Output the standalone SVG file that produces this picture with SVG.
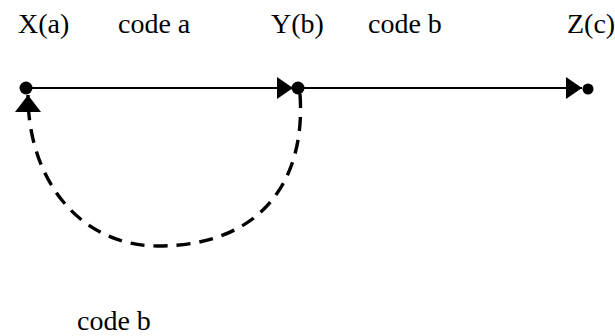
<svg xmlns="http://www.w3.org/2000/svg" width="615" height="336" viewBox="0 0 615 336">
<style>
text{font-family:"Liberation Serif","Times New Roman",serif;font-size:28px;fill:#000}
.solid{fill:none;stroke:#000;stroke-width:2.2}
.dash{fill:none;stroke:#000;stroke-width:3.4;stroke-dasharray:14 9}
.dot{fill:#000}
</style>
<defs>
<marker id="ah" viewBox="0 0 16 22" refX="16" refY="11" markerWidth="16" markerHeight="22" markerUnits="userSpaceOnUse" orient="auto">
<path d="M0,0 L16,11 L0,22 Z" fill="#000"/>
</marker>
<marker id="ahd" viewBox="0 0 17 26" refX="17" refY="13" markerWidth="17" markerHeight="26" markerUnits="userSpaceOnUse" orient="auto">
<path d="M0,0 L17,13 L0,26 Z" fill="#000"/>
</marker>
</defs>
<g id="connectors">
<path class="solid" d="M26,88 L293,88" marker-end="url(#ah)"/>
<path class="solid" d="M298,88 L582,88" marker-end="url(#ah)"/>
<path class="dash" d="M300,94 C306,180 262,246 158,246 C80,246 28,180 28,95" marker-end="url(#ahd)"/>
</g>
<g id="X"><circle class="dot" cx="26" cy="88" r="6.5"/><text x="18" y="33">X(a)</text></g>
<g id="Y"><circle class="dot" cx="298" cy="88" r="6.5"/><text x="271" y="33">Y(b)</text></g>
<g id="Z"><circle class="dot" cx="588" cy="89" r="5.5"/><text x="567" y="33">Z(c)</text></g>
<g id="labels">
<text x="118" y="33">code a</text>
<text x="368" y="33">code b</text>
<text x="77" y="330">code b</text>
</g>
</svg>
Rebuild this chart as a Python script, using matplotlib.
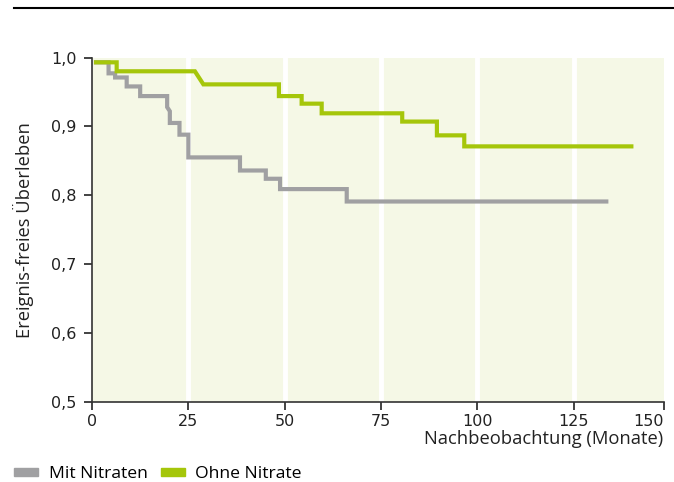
--
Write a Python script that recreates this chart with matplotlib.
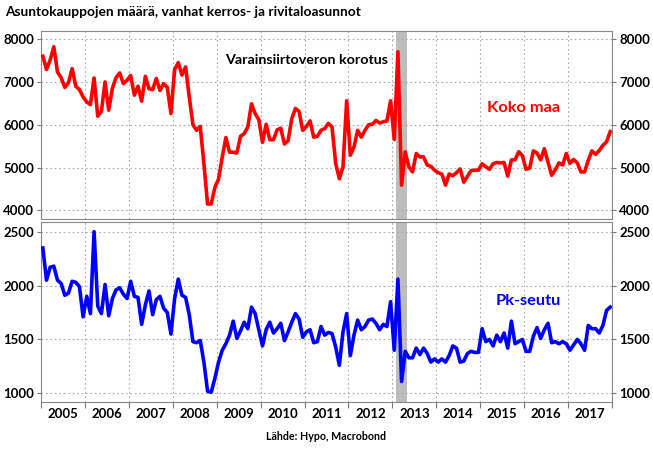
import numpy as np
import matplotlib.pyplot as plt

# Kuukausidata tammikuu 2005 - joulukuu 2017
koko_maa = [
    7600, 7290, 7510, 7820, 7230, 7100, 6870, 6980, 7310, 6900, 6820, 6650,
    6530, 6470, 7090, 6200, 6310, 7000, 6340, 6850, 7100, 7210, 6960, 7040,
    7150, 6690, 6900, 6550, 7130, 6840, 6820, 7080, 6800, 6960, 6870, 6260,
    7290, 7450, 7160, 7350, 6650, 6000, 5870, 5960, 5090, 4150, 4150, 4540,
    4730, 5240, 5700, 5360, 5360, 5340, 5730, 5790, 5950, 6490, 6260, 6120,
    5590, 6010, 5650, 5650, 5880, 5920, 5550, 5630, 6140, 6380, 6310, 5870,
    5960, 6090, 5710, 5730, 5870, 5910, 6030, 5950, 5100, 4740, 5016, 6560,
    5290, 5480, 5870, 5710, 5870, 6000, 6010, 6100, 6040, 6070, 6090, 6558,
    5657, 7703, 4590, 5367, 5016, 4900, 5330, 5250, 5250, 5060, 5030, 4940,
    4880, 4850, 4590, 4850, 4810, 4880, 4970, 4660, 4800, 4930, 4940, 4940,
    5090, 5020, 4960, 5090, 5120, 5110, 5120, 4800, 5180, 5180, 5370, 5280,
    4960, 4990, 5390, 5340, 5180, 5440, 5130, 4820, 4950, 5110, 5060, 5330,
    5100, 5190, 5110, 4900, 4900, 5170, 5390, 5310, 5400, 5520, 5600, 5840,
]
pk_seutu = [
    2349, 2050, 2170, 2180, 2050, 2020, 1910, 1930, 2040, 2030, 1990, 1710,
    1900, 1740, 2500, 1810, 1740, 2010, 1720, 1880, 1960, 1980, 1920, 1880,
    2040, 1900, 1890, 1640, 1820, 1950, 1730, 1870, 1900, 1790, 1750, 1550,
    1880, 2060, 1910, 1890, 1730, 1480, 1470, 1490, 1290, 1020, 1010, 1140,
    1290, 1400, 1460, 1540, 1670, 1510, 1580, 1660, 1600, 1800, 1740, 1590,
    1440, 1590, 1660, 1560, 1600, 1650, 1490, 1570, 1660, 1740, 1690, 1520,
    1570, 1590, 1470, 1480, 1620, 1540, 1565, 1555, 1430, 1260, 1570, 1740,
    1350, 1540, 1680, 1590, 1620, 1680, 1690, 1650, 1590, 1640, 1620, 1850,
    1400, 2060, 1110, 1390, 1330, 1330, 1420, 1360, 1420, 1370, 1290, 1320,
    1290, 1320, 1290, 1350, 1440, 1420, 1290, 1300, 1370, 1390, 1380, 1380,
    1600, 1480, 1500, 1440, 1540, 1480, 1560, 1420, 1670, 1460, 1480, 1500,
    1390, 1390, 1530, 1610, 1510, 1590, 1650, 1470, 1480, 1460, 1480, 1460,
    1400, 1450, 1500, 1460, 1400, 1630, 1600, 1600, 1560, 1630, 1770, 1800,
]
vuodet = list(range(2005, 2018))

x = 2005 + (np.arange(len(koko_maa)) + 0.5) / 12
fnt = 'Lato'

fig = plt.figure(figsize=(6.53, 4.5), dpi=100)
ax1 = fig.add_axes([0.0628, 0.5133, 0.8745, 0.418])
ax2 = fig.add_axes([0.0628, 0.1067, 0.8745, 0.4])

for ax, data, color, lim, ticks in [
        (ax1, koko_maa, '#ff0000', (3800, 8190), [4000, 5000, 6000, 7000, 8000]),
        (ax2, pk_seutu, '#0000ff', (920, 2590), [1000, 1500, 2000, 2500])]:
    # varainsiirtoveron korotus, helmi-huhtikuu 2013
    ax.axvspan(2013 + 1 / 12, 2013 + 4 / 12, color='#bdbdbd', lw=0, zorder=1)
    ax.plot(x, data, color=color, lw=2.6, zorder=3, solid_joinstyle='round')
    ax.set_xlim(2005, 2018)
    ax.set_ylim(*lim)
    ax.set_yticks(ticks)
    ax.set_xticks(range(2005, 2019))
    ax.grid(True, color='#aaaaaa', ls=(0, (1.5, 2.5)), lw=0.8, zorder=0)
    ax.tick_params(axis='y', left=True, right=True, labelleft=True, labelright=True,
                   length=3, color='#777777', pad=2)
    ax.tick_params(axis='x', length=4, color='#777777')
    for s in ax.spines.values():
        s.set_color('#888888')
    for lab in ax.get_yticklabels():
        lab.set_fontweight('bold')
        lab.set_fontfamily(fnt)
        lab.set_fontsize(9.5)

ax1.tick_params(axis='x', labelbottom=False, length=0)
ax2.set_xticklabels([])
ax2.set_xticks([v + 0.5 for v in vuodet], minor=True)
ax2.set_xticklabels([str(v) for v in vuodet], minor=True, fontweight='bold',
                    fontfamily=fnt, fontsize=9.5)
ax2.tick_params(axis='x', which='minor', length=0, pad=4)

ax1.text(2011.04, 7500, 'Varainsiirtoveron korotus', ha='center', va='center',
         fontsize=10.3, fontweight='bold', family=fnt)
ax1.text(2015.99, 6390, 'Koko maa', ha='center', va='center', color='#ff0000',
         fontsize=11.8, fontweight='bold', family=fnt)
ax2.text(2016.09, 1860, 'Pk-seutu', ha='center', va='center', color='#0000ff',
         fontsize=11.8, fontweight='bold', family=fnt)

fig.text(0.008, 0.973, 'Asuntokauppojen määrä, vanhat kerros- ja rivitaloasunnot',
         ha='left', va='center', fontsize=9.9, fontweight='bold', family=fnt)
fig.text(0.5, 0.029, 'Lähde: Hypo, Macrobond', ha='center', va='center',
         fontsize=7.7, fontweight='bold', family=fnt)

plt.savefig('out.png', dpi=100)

TASK OBJECTIVE
Reproduce the lines above starting at the one with "Write a Python" and ending at the one with "import matplotlib.pyplot as plt", both included, exactly and with no pictures.

WRITTEN SOLUTION
Write a Python script that recreates this chart with matplotlib.
import numpy as np
import matplotlib.pyplot as plt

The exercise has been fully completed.